Key sign that my intern mental health might be fraying. I think I am reaching the breaking point. I wish Kenya was next month. I need it to remind me why all of this is worth it.
What I am drowning in:
- See Previous entry: choosing between my fading passion and what I actually enjoy….and am building passion for…find freedom in not being defined by my differences but not losing who I am in the process…small stuff really…
- Its February, its snowing and icing and I am done with it. Its not going to be past freezing today.
- My right hip is on the cusp of dying and I am ok with it, at least more ok with it than last time. I have confidence in my surgeons. But my schedule is a night mare and because I am not a 100% WHEN I want to do it so I don’t know how to go to the chiefs. Plus admitting to my bosses is harder than admitting it to my friends. We all know that last time I end up admitting this with tears rolling down my face in the psych copy room. Yeah I suck at admitting weakness. Not to mention that even after that there is the question…can I do this living alone in OHIO??? My support network in NC was huge and varied.
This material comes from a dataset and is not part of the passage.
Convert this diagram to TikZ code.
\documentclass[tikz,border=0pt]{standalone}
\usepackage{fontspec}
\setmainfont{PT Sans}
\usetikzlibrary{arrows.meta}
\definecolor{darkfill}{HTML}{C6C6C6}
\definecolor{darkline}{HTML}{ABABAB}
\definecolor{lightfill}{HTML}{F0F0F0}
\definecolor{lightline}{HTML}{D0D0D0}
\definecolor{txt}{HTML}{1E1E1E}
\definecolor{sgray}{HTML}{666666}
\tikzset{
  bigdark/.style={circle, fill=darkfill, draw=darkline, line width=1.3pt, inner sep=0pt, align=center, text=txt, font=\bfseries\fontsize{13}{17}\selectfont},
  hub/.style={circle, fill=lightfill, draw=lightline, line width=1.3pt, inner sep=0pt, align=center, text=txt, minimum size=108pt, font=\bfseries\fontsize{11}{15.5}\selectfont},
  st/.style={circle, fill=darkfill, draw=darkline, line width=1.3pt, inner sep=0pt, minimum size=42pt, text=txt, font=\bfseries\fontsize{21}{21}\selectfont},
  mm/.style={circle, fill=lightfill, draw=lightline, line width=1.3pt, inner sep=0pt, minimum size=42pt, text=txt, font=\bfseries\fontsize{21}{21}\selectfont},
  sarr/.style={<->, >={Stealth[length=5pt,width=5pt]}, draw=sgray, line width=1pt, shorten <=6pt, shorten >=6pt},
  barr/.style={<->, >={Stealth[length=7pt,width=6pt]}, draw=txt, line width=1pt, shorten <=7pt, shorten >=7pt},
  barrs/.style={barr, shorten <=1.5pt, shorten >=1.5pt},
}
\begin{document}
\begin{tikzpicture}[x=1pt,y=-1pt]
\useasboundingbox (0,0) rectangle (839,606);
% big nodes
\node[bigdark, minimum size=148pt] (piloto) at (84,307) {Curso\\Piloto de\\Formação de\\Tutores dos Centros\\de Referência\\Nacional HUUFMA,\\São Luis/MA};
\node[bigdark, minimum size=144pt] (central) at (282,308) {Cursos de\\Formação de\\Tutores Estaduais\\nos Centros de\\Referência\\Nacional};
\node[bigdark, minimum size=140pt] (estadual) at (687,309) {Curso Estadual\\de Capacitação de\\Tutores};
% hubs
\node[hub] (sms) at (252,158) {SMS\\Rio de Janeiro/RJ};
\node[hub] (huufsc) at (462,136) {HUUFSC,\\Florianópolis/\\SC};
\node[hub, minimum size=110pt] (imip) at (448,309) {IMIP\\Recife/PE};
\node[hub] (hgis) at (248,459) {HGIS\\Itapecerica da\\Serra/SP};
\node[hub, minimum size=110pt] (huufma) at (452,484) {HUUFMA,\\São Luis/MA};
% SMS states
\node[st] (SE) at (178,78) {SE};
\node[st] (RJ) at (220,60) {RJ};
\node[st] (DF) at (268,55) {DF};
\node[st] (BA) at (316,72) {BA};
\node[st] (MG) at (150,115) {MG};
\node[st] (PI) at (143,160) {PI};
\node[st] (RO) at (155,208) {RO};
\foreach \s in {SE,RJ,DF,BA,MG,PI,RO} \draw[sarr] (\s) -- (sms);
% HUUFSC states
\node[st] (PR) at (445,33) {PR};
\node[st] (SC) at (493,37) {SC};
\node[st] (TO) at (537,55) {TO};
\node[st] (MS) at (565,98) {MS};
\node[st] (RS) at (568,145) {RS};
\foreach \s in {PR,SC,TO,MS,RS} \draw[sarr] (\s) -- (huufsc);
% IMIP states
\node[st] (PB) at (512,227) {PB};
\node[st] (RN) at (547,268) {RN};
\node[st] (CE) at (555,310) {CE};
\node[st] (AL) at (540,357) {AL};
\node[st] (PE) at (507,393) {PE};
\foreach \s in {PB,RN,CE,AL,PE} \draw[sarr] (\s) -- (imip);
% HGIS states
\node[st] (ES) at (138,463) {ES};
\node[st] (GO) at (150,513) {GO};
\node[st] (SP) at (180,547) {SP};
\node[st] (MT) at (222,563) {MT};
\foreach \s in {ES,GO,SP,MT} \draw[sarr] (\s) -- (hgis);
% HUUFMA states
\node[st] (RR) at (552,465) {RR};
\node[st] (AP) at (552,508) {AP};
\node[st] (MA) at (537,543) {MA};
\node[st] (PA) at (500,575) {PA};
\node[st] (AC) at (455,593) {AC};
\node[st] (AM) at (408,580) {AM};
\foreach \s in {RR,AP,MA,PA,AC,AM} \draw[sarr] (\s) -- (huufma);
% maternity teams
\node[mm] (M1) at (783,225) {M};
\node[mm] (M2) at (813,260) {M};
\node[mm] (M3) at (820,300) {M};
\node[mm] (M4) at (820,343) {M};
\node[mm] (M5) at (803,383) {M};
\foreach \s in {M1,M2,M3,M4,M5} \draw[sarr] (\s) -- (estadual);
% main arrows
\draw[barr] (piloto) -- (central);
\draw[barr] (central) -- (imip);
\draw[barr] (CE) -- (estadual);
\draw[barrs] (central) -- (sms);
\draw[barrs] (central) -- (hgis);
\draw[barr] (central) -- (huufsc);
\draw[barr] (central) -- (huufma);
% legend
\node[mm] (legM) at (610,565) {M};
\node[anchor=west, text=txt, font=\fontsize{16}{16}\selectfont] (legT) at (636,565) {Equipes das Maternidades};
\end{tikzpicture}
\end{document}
Nothing technically ever happened that required roommates to intervene but is really safe to live with the risk of not having anyone… but how to I place an ad on Craig’s list…HI I need a roommate to be there when I get a shiny new hip so if I fall and do something crazy someone will be there to pick up the pieces…
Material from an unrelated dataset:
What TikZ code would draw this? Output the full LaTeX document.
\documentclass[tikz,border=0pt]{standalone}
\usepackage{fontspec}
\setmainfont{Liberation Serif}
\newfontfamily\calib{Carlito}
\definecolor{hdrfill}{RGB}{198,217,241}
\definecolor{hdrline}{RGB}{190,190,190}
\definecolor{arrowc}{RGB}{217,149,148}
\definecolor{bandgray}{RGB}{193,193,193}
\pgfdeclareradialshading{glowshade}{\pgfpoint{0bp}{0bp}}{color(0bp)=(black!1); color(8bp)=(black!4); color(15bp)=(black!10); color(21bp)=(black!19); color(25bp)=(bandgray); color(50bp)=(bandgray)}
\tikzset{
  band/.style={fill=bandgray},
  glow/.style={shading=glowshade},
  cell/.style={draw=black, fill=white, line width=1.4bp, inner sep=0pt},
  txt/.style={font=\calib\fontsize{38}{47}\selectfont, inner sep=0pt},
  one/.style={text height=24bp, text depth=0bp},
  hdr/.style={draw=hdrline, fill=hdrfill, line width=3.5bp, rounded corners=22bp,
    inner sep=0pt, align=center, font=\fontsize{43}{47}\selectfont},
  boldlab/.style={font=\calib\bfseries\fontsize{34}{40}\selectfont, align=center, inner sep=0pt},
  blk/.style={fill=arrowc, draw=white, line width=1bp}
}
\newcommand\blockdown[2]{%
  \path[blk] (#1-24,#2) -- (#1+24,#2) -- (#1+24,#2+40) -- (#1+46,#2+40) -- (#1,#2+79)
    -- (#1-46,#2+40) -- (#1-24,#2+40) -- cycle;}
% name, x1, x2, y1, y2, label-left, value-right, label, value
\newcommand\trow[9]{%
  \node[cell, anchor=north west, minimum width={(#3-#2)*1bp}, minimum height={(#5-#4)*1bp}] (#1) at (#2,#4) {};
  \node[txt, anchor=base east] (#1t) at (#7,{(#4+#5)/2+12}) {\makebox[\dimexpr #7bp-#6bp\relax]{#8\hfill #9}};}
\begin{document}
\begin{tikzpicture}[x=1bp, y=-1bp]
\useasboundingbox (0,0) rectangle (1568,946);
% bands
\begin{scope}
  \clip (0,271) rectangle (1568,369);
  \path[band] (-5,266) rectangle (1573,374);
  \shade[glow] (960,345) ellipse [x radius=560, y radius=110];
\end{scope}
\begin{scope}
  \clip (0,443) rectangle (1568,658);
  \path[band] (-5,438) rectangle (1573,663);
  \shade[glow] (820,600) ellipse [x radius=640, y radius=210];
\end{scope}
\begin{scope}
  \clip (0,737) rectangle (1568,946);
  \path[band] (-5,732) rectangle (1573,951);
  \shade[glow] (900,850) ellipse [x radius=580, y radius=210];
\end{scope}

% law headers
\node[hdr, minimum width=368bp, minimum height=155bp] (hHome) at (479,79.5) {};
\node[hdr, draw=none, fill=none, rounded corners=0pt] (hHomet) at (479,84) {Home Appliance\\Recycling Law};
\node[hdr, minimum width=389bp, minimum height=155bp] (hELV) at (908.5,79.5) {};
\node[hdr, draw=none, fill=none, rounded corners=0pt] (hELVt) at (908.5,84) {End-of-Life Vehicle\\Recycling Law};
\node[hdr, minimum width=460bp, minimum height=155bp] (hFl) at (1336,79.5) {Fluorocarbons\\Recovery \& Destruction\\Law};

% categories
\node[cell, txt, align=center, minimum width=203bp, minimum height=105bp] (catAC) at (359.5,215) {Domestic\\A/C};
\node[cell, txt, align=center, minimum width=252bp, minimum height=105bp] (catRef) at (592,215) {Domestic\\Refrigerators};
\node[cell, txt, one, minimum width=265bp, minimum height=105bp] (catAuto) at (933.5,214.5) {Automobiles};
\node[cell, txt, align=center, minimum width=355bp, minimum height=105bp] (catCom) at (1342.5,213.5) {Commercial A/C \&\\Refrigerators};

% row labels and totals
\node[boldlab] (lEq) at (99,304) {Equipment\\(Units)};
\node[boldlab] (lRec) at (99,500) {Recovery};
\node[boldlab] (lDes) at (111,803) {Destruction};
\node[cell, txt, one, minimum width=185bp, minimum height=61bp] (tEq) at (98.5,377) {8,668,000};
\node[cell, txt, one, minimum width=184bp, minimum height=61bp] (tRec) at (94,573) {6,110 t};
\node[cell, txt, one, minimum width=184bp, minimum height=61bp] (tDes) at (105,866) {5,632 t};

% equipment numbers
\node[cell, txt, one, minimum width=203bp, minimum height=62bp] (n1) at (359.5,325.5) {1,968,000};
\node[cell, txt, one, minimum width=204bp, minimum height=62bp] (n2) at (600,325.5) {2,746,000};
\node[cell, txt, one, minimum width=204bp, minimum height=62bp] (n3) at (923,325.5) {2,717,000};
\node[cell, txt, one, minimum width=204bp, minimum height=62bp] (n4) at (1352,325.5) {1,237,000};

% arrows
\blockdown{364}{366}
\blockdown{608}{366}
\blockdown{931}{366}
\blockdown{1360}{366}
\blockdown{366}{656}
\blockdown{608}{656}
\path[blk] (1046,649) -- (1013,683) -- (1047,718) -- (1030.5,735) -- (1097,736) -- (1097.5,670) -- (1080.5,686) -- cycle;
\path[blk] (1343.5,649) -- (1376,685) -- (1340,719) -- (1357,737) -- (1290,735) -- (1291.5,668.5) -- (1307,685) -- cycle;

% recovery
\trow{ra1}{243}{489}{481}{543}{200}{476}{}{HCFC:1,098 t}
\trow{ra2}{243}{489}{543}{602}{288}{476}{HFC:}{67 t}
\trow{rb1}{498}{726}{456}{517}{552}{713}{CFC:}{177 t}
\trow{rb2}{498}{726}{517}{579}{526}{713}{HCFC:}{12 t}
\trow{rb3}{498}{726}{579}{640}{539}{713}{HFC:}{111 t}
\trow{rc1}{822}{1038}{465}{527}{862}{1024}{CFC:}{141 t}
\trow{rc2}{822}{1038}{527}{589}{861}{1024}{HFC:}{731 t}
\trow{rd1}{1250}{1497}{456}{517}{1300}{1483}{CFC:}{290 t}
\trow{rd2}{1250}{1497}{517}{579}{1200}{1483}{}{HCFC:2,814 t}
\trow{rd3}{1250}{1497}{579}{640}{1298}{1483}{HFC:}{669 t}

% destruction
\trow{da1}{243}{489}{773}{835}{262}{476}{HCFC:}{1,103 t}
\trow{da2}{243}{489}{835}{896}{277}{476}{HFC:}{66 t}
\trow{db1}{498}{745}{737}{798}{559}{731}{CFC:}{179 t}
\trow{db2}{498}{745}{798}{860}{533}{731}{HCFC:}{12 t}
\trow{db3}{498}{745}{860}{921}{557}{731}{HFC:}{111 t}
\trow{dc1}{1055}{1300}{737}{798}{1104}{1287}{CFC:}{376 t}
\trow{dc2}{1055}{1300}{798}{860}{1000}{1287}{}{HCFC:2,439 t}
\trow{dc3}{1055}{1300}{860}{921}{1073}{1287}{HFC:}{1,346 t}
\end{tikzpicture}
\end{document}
- I feel like I suck at my job which is mostly not true but my burnout is not helping my morale or my confidence.
- I miss home….yes I am falling back into the 8 yo away at summer camp mode. I dream about being back at Wake, I miss the intimacy, I miss not having to explain things and more than anything I miss my friends particularly their diversity in that many of them are not doctors.
- Speaking of which I MISS MY CHURCH even though it doesn’t exist as I knew it. I miss the freedom, the lack of formalities, I miss eating bad Mexican food every Sunday. I miss doing life with SACRED TUESDAY, the small group we created without any guidance but out the desire to know one another and laugh at life and the questions we didn’t always understand. I miss being able to curl up into the corner of the coach and just be or occasionally cry as long as I needed to about the dying patient, my dying hip 1.0 or the joy of it all.
- I feel like I am missing out. My sisters are both living at home right now one because she is doing a her student teaching and one because well she can’t handle college away. NOW I KNOW that I pride myself in my independence and I do. But I love my family and its hard to talk to them on the phone and listen to them all hanging out and laughing while I am here in 20 degree weather by myself in OHIO looking at erythema toxicum all day (it is a completely benign newborn rash that is meaningless).
- I miss Romania and this above all is the most futile. I know I can’t be a doctor there. I cant get excited about Kenya in April or Zambia vs. Cameroon vs. Togo for next year. Or even the Ukraine….I just want to go and sit in a corner in a crumbling hospital building that I have memorized every inch of with a scarf over my head and hold a baby and not care about his erthema toxicum even though I know eventually would miss the medicine right now its killing me and I just want to love children without having to analyze their every freckle.
Now I have to go to work. But there is the list as it stands.